> [Your goal]: Copy the data exactly as it appears, and do not include any pictures.

==================================================

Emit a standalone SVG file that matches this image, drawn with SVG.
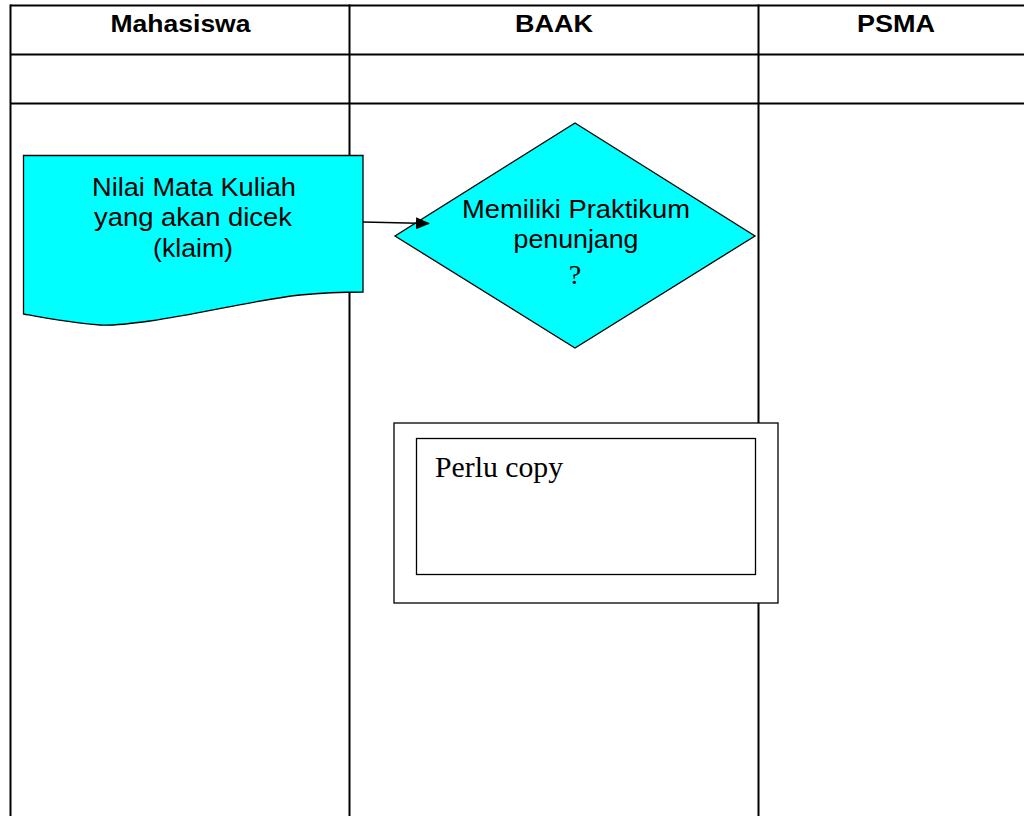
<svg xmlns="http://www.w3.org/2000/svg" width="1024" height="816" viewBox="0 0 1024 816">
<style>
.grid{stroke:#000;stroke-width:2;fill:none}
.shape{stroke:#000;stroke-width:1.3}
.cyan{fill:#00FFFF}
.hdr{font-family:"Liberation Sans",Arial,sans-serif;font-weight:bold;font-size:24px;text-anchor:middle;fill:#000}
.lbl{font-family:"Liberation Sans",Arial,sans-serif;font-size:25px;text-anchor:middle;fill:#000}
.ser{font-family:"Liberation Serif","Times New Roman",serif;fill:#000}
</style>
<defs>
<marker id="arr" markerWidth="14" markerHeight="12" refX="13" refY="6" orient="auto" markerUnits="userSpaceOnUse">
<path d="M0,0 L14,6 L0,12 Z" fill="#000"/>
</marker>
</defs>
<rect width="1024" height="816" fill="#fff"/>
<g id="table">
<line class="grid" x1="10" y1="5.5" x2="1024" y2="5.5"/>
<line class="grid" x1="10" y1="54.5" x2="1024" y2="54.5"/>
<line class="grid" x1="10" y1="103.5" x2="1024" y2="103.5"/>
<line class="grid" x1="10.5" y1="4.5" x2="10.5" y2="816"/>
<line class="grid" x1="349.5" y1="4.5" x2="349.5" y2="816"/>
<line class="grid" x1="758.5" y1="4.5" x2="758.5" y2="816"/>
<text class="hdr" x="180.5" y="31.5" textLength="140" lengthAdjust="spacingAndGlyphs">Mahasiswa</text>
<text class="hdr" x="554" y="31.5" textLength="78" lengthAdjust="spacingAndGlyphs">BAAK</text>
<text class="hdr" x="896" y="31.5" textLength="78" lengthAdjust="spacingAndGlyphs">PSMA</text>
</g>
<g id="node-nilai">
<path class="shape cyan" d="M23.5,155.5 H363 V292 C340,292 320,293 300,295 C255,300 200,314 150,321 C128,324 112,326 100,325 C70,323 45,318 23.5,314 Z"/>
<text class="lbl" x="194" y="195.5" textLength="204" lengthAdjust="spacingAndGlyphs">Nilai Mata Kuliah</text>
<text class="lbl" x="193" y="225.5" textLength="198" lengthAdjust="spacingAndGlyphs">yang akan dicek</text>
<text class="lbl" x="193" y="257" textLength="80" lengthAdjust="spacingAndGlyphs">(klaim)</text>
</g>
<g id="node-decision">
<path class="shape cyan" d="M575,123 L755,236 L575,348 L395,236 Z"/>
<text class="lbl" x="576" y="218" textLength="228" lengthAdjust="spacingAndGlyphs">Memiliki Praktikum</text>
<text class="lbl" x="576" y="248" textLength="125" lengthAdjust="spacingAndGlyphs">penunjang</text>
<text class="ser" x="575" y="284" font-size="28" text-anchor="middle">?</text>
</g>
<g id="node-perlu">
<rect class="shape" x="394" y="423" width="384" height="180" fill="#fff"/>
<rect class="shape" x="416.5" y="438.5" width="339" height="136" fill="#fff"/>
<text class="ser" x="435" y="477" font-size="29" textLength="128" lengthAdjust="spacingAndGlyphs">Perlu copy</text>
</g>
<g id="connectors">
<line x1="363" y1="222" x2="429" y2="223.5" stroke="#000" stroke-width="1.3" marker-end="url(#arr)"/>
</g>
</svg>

==================================================

> [The solution]:
Emit a standalone SVG file that matches this image, drawn with SVG.
<svg xmlns="http://www.w3.org/2000/svg" width="1024" height="816" viewBox="0 0 1024 816">
<style>
.grid{stroke:#000;stroke-width:2;fill:none}
.shape{stroke:#000;stroke-width:1.3}
.cyan{fill:#00FFFF}
.hdr{font-family:"Liberation Sans",Arial,sans-serif;font-weight:bold;font-size:24px;text-anchor:middle;fill:#000}
.lbl{font-family:"Liberation Sans",Arial,sans-serif;font-size:25px;text-anchor:middle;fill:#000}
.ser{font-family:"Liberation Serif","Times New Roman",serif;fill:#000}
</style>
<defs>
<marker id="arr" markerWidth="14" markerHeight="12" refX="13" refY="6" orient="auto" markerUnits="userSpaceOnUse">
<path d="M0,0 L14,6 L0,12 Z" fill="#000"/>
</marker>
</defs>
<rect width="1024" height="816" fill="#fff"/>
<g id="table">
<line class="grid" x1="10" y1="5.5" x2="1024" y2="5.5"/>
<line class="grid" x1="10" y1="54.5" x2="1024" y2="54.5"/>
<line class="grid" x1="10" y1="103.5" x2="1024" y2="103.5"/>
<line class="grid" x1="10.5" y1="4.5" x2="10.5" y2="816"/>
<line class="grid" x1="349.5" y1="4.5" x2="349.5" y2="816"/>
<line class="grid" x1="758.5" y1="4.5" x2="758.5" y2="816"/>
<text class="hdr" x="180.5" y="31.5" textLength="140" lengthAdjust="spacingAndGlyphs">Mahasiswa</text>
<text class="hdr" x="554" y="31.5" textLength="78" lengthAdjust="spacingAndGlyphs">BAAK</text>
<text class="hdr" x="896" y="31.5" textLength="78" lengthAdjust="spacingAndGlyphs">PSMA</text>
</g>
<g id="node-nilai">
<path class="shape cyan" d="M23.5,155.5 H363 V292 C340,292 320,293 300,295 C255,300 200,314 150,321 C128,324 112,326 100,325 C70,323 45,318 23.5,314 Z"/>
<text class="lbl" x="194" y="195.5" textLength="204" lengthAdjust="spacingAndGlyphs">Nilai Mata Kuliah</text>
<text class="lbl" x="193" y="225.5" textLength="198" lengthAdjust="spacingAndGlyphs">yang akan dicek</text>
<text class="lbl" x="193" y="257" textLength="80" lengthAdjust="spacingAndGlyphs">(klaim)</text>
</g>
<g id="node-decision">
<path class="shape cyan" d="M575,123 L755,236 L575,348 L395,236 Z"/>
<text class="lbl" x="576" y="218" textLength="228" lengthAdjust="spacingAndGlyphs">Memiliki Praktikum</text>
<text class="lbl" x="576" y="248" textLength="125" lengthAdjust="spacingAndGlyphs">penunjang</text>
<text class="ser" x="575" y="284" font-size="28" text-anchor="middle">?</text>
</g>
<g id="node-perlu">
<rect class="shape" x="394" y="423" width="384" height="180" fill="#fff"/>
<rect class="shape" x="416.5" y="438.5" width="339" height="136" fill="#fff"/>
<text class="ser" x="435" y="477" font-size="29" textLength="128" lengthAdjust="spacingAndGlyphs">Perlu copy</text>
</g>
<g id="connectors">
<line x1="363" y1="222" x2="429" y2="223.5" stroke="#000" stroke-width="1.3" marker-end="url(#arr)"/>
</g>
</svg>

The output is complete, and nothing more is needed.